◆ INSTRUCTIONS TO FOLLOW: Report all lines holding "this".

◆ RECORD EXCERPTS:
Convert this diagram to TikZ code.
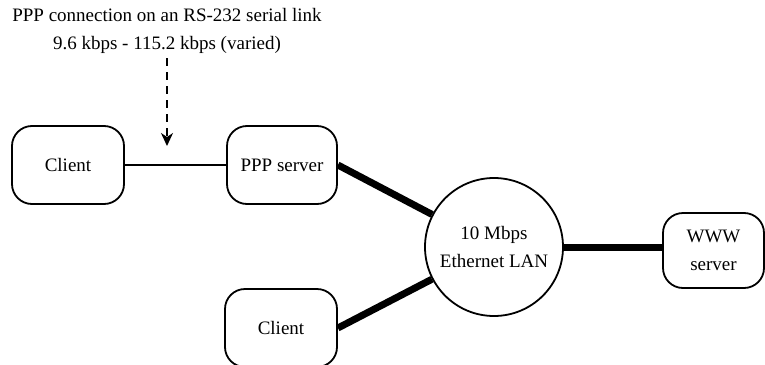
==
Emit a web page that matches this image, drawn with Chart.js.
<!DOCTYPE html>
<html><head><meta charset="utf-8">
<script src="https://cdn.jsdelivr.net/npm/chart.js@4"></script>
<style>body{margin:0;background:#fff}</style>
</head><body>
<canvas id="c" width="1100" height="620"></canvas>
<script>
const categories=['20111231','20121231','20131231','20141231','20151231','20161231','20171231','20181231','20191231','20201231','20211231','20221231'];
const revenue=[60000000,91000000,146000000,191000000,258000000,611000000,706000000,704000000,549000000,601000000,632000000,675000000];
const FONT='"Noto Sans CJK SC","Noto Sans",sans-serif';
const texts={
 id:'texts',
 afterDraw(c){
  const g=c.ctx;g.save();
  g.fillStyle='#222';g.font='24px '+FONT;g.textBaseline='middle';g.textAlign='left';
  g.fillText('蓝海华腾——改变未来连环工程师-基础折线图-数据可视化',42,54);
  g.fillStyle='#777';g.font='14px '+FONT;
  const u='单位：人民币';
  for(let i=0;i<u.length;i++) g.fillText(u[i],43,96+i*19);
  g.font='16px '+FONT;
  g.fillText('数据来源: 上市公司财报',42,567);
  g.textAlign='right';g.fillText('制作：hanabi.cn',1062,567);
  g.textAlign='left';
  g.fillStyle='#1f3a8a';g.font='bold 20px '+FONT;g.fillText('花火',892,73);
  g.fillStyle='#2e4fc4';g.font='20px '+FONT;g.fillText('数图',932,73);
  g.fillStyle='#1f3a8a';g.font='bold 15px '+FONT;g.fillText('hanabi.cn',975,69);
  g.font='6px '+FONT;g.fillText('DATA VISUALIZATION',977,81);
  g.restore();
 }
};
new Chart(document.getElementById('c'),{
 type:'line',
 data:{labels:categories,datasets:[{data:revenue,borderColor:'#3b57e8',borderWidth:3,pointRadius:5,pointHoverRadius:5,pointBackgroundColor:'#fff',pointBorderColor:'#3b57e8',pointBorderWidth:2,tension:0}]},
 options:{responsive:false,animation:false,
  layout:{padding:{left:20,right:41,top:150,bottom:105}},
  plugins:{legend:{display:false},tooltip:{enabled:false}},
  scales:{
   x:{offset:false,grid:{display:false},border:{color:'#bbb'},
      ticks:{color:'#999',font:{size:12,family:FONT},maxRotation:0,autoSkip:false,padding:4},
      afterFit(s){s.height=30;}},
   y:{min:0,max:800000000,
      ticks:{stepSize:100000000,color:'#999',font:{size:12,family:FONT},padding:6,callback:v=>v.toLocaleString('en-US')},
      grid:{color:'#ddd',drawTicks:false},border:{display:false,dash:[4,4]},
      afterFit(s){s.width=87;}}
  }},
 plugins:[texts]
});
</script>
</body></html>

◆ FINAL RESULT:
Convert this diagram to TikZ code.
Emit a web page that matches this image, drawn with Chart.js.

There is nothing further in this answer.